> What to do
Leave the pictures out and write out exactly the lines from the top of the entries through the line containing "var yScale = d3.scaleLinear().domain([0, 140]).range([374, 88]);".

> Material for the task
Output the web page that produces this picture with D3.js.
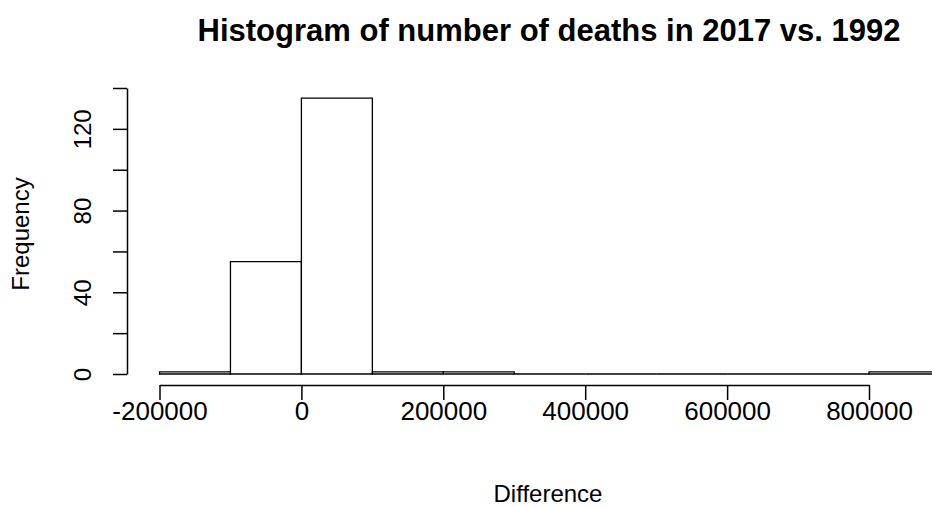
<!DOCTYPE html>
<html>
<head>
<meta charset="utf-8">
<script src="https://cdn.jsdelivr.net/npm/d3@7"></script>
<style>
  body { margin: 0; background: #fff; }
  svg { display: block; font-family: Arial, "Liberation Sans", Helvetica, sans-serif; }
</style>
</head>
<body>
<svg width="932" height="507"></svg>
<script>
var svg = d3.select("svg"),
  width = +svg.attr("width"),
  height = +svg.attr("height");

// histogram bins (left edges) and counts
var binStarts = [-200000, -100000, 0, 100000, 200000, 300000, 400000, 500000, 600000, 700000, 800000];
var binWidth = 100000;
var counts = [1, 55, 135, 1, 1, 0, 0, 0, 0, 0, 1];

var xTicks = [-200000, 0, 200000, 400000, 600000, 800000];
var yTicks = [0, 20, 40, 60, 80, 100, 120, 140];
var yLabels = [0, 40, 80, 120];

var xScale = d3.scaleLinear().domain([-200000, 800000]).range([159.5, 869]);
var yScale = d3.scaleLinear().domain([0, 140]).range([374, 88]);

// bars as closed paths so empty bins still show a line on the baseline
svg
  .append("g")
  .selectAll("path")
  .data(binStarts)
  .enter()
  .append("path")
  .attr("d", function (d, i) {
    var x0 = xScale(d), x1 = xScale(d + binWidth);
    var y0 = yScale(0), y1 = yScale(counts[i]);
    return "M" + x0 + "," + y0 + "V" + y1 + "H" + x1 + "V" + y0 + "Z";
  })
  .attr("fill", "white")
  .attr("stroke", "black")
  .attr("stroke-width", 1.3);

// x axis
var xAxis = d3.axisBottom(xScale)
  .tickValues(xTicks)
  .tickFormat(function (d) { return String(d); })
  .tickSizeOuter(0)
  .tickSizeInner(15)
  .tickPadding(5);
var gx = svg.append("g").attr("transform", "translate(0,385)").call(xAxis);

// y axis
var yAxis = d3.axisLeft(yScale)
  .tickValues(yTicks)
  .tickFormat(function (d) { return yLabels.indexOf(d) >= 0 ? d : ""; })
  .tickSizeOuter(0)
  .tickSizeInner(14);
var gy = svg.append("g").attr("transform", "translate(127,0)").call(yAxis);

[gx, gy].forEach(function (g) {
  g.selectAll("path, line").attr("stroke", "black").attr("stroke-width", 1.5);
  g.selectAll("text").attr("fill", "black").attr("font-size", 24).attr("font-family", "Arial, 'Liberation Sans', sans-serif");
});
gx.selectAll("text").attr("dy", null).attr("y", 35).attr("font-size", 26);

gy.selectAll("text")
  .attr("x", null)
  .attr("dy", null)
  .attr("text-anchor", "middle")
  .attr("transform", "translate(-36,0) rotate(-90)")
  .attr("y", 0);

// title
svg
  .append("text")
  .attr("x", 549)
  .attr("y", 41)
  .attr("text-anchor", "middle")
  .attr("font-weight", "bold")
  .attr("font-size", 31)
  .attr("fill", "black")
  .text("Histogram of number of deaths in 2017 vs. 1992");

// axis titles
svg
  .append("text")
  .attr("x", 548)
  .attr("y", 502)
  .attr("text-anchor", "middle")
  .attr("font-size", 24)
  .attr("fill", "black")
  .text("Difference");

svg
  .append("text")
  .attr("transform", "translate(29,234) rotate(-90)")
  .attr("text-anchor", "middle")
  .attr("font-size", 24)
  .attr("fill", "black")
  .text("Frequency");
</script>
</body>
</html>
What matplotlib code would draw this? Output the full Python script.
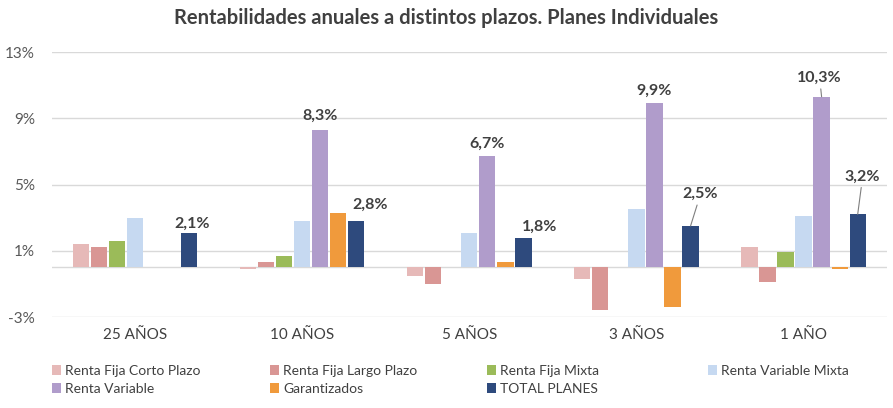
import numpy as np
import matplotlib
matplotlib.use('Agg')
import matplotlib.pyplot as plt

plt.rcParams['font.family'] = ['Lato', 'DejaVu Sans']

# Datos
plazos = ['25 AÑOS', '10 AÑOS', '5 AÑOS', '3 AÑOS', '1 AÑO']
series = ['Renta Fija Corto Plazo', 'Renta Fija Largo Plazo', 'Renta Fija Mixta',
          'Renta Variable Mixta', 'Renta Variable', 'Garantizados', 'TOTAL PLANES']
rf_corto = [1.4, -0.1, -0.5, -0.7, 1.2]
rf_largo = [1.2, 0.3, -1.0, -2.6, -0.9]
rf_mixta = [1.6, 0.7, np.nan, np.nan, 0.9]
rv_mixta = [3.0, 2.8, 2.1, 3.5, 3.1]
rv = [np.nan, 8.3, 6.7, 9.9, 10.3]
garantizados = [np.nan, 3.3, 0.3, -2.4, -0.1]
total = [2.1, 2.8, 1.8, 2.5, 3.2]

colores = ['#E6B9B8', '#D99694', '#9BBB59', '#C6D9F1', '#B09CCB', '#F09A3C', '#2E4A7D']
valores = [rf_corto, rf_largo, rf_mixta, rv_mixta, rv, garantizados, total]

fig = plt.figure(figsize=(8.93, 4.08), dpi=100)
ax = fig.add_axes([0.0577, 0.223, 0.9357, 0.6495])

x = np.arange(len(plazos))
slot = 0.108
width = 0.097
bars = []
for i, (vals, col) in enumerate(zip(valores, colores)):
    b = ax.bar(x + (i - 3) * slot, vals, width, color=col, zorder=3)
    bars.append(b)

ax.set_xlim(-0.5, len(plazos) - 0.5)
ax.set_ylim(-3, 13)
ax.set_yticks([-3, 1, 5, 9, 13])
ax.set_yticklabels(['-3%', '1%', '5%', '9%', '13%'])
ax.grid(axis='y', color='#D9D9D9', lw=1, zorder=0)
ax.axhline(0, color='#D9D9D9', lw=1, zorder=1)
for s in ax.spines.values():
    s.set_visible(False)
ax.set_xticks(x)
ax.set_xticklabels(plazos)
ax.tick_params(axis='y', length=0, pad=12, labelsize=11, labelcolor='#595959')
ax.tick_params(axis='x', length=0, pad=8, labelsize=11, labelcolor='#404040')

# Etiquetas de datos (Renta Variable y TOTAL PLANES)
offsets_rv = [None, (0, 7), (0, 6), (0, 6), (-2, 12)]
offsets_tot = [(3, 2), (14, 9), (16, 4), (10, 25), (5, 31)]
con_linea = {(4, 4), (6, 3), (6, 4)}
for j in range(len(plazos)):
    for si, offs in ((4, offsets_rv), (6, offsets_tot)):
        v = valores[si][j]
        if offs[j] is None or np.isnan(v):
            continue
        xb = x[j] + (si - 3) * slot
        arrow = dict(arrowstyle='-', color='#7F7F7F', lw=0.8, shrinkA=1, shrinkB=0) \
            if (si, j) in con_linea else None
        ax.annotate(f'{v:.1f}%'.replace('.', ','), xy=(xb, v), xytext=offs[j],
                    textcoords='offset pixels', ha='center', va='bottom',
                    fontsize=11.5, fontweight='bold', color='#404040',
                    arrowprops=arrow, zorder=4)

fig.text(0.5, 0.955, 'Rentabilidades anuales a distintos plazos. Planes Individuales',
         ha='center', va='center', fontsize=14.5, fontweight='bold', color='#404040')

# Leyenda en cuatro columnas
col_x = [0.058, 0.302, 0.545, 0.793]
for c in range(4):
    idx = [c, c + 4] if c + 4 < len(series) else [c]
    fig.legend([bars[i] for i in idx], [series[i] for i in idx], loc='upper left',
               bbox_to_anchor=(col_x[c], 0.106), frameon=False, fontsize=10,
               handlelength=0.65, handleheight=0.65, handletextpad=0.3,
               labelspacing=0.45, borderpad=0, borderaxespad=0,
               labelcolor='#404040')

fig.savefig('out.png', dpi=100)
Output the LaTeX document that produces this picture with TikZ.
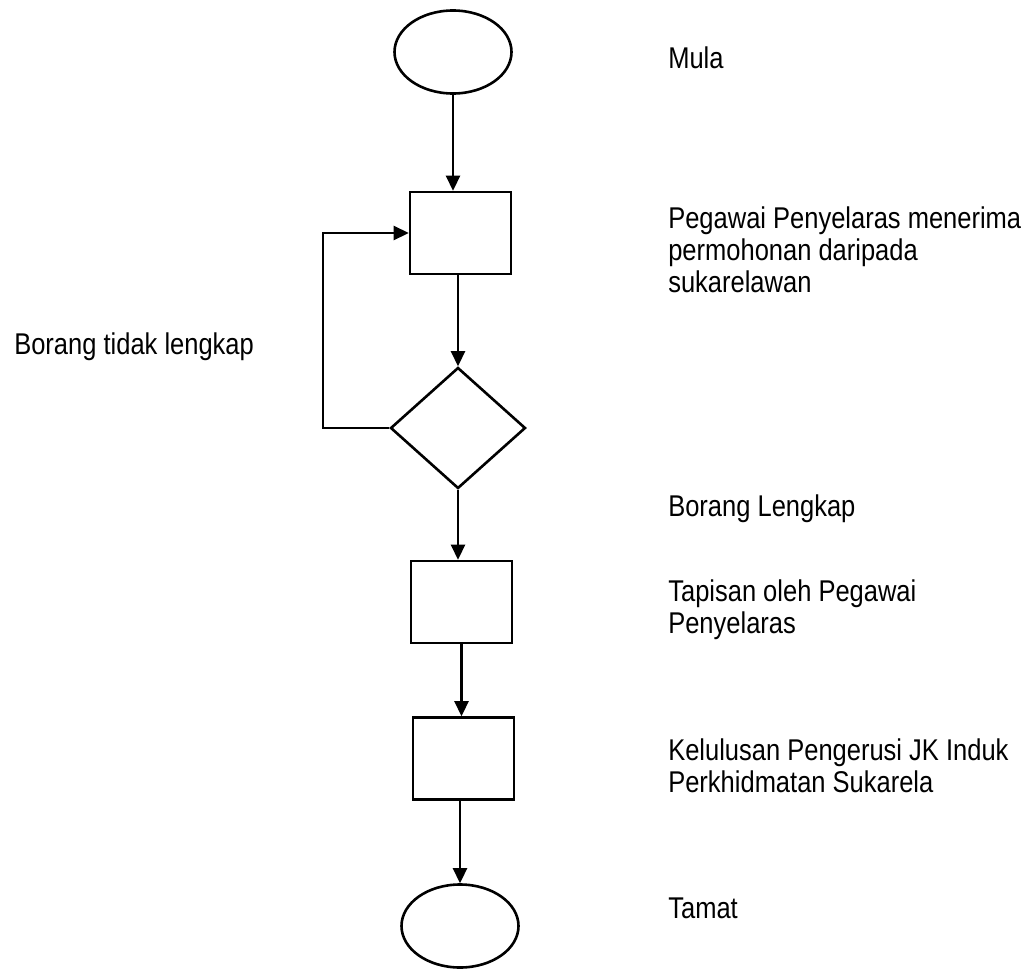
\documentclass[tikz,border=0pt]{standalone}
\usepackage{fontspec}
\setmainfont{Liberation Sans}[FakeStretch=0.85]
\usetikzlibrary{shapes.geometric,arrows.meta}

\begin{document}
\begin{tikzpicture}[x=0.5pt, y=-0.5pt, line width=1.3pt,
    term/.style={draw, ellipse, inner sep=0pt, minimum width=58.5pt, minimum height=41.5pt},
    proc/.style={draw, rectangle, inner sep=0pt, minimum width=50.5pt, minimum height=41pt},
    decide/.style={draw, diamond, inner sep=0pt, minimum width=67.5pt, minimum height=60.5pt},
    lbl/.style={anchor=north west, inner sep=0pt, align=left, font=\fontsize{15pt}{16pt}\selectfont},
    flow/.style={-{Triangle[length=7.5pt, width=7pt]}}]
\useasboundingbox (0,0) rectangle (1024,969);
\node[term]   (start)   at (453,52)    {};
\node[proc]   (recv)    at (460.5,233) {};
\node[decide] (check)   at (458,428)   {};
\node[proc]   (screen)  at (461.5,602) {};
\node[proc]   (approve) at (463.5,758.5) {};
\node[term]   (stop)    at (460,926)   {};
\node[lbl] (tstart)   at (667,45)  {Mula};
\node[lbl] (trecv)    at (667,205) {Pegawai Penyelaras menerima\\permohonan daripada\\sukarelawan};
\node[lbl] (tno)      at (13,331)  {Borang tidak lengkap};
\node[lbl] (tyes)     at (667,493) {Borang Lengkap};
\node[lbl] (tscreen)  at (667,578) {Tapisan oleh Pegawai\\Penyelaras};
\node[lbl] (tapprove) at (667,737) {Kelulusan Pengerusi JK Induk\\Perkhidmatan Sukarela};
\node[lbl] (tstop)    at (667,897) {Tamat};
\draw[flow] (start.south) -- (start.south |- recv.north);
\draw[flow] (recv.south -| check) -- (check.north);
\draw[flow] (check.south) -- (check.south |- screen.north);
\draw[flow] (screen.south) -- (screen.south |- approve.north);
\draw[flow] (approve.south -| stop) -- (stop.north);
\coordinate (back) at (323,428);
\draw[flow] (check.west) -- (back) |- (recv.west);
\end{tikzpicture}
\end{document}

> Exercise solution
Output the web page that produces this picture with D3.js.
<!DOCTYPE html>
<html>
<head>
<meta charset="utf-8">
<script src="https://cdn.jsdelivr.net/npm/d3@7"></script>
<style>
  body { margin: 0; background: #fff; }
  svg { display: block; font-family: Arial, "Liberation Sans", Helvetica, sans-serif; }
</style>
</head>
<body>
<svg width="932" height="507"></svg>
<script>
var svg = d3.select("svg"),
  width = +svg.attr("width"),
  height = +svg.attr("height");

// histogram bins (left edges) and counts
var binStarts = [-200000, -100000, 0, 100000, 200000, 300000, 400000, 500000, 600000, 700000, 800000];
var binWidth = 100000;
var counts = [1, 55, 135, 1, 1, 0, 0, 0, 0, 0, 1];

var xTicks = [-200000, 0, 200000, 400000, 600000, 800000];
var yTicks = [0, 20, 40, 60, 80, 100, 120, 140];
var yLabels = [0, 40, 80, 120];

var xScale = d3.scaleLinear().domain([-200000, 800000]).range([159.5, 869]);
var yScale = d3.scaleLinear().domain([0, 140]).range([374, 88]);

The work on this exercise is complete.